Already, a strong southern wind can completely submerge the road leading to the reserve and the refuge. Hurricanes flood the area entirely. Remarkably, recovery of the habitat is nearly as fast as it takes the waters to wane. The terrapin’s life moves on as before. But what will happen if the waters don’t recede, as could be the case with sea-level rise?
As sea level rises, coastal shorelines like this will retreat, according to “A State of Knowledge Report” from the U.S. Global Change Research Program. Salinity is likely to increase in tidal rivers like this one in the Grand Bay National Wildlife Refuge. Photo by Tom Carlisle.
The natural, undisturbed condition of this area and its low elevation make Grand Bay a perfect laboratory for studying the effects of sea level rise. To that end, the U.S. Environmental Protection Agency’s Gulf of Mexico Program and The Nature Conservancy recently started a SLAMM analysis of the area. SLAMM stands for “Sea Level Affecting Marsh Model” and is a modeling system that factors in the dominant processes involved in wetland conversion. The processes are inundation, erosion, overwash, saturation and accretion – and they all occur throughout the refuge and reserve.

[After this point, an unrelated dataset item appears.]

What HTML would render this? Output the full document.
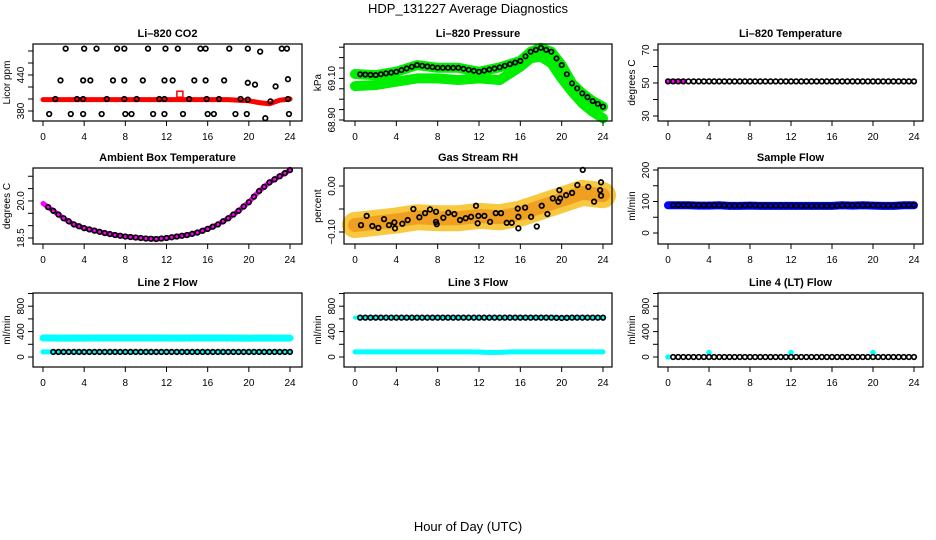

Results of the SLAMM analysis will give managers some idea of how much land will be flooded and what plant communities will result from a given amount of sea-level rise.
The terrapin’s current home will likely be submerged, though their estuaries could migrate inland if not blocked by development. Another possible impact to the terrapin is warming temperatures. Terrapin sex determination depends on the temperature of the eggs. When the weather is warmer, more females hatch. When it’s cooler, males dominate.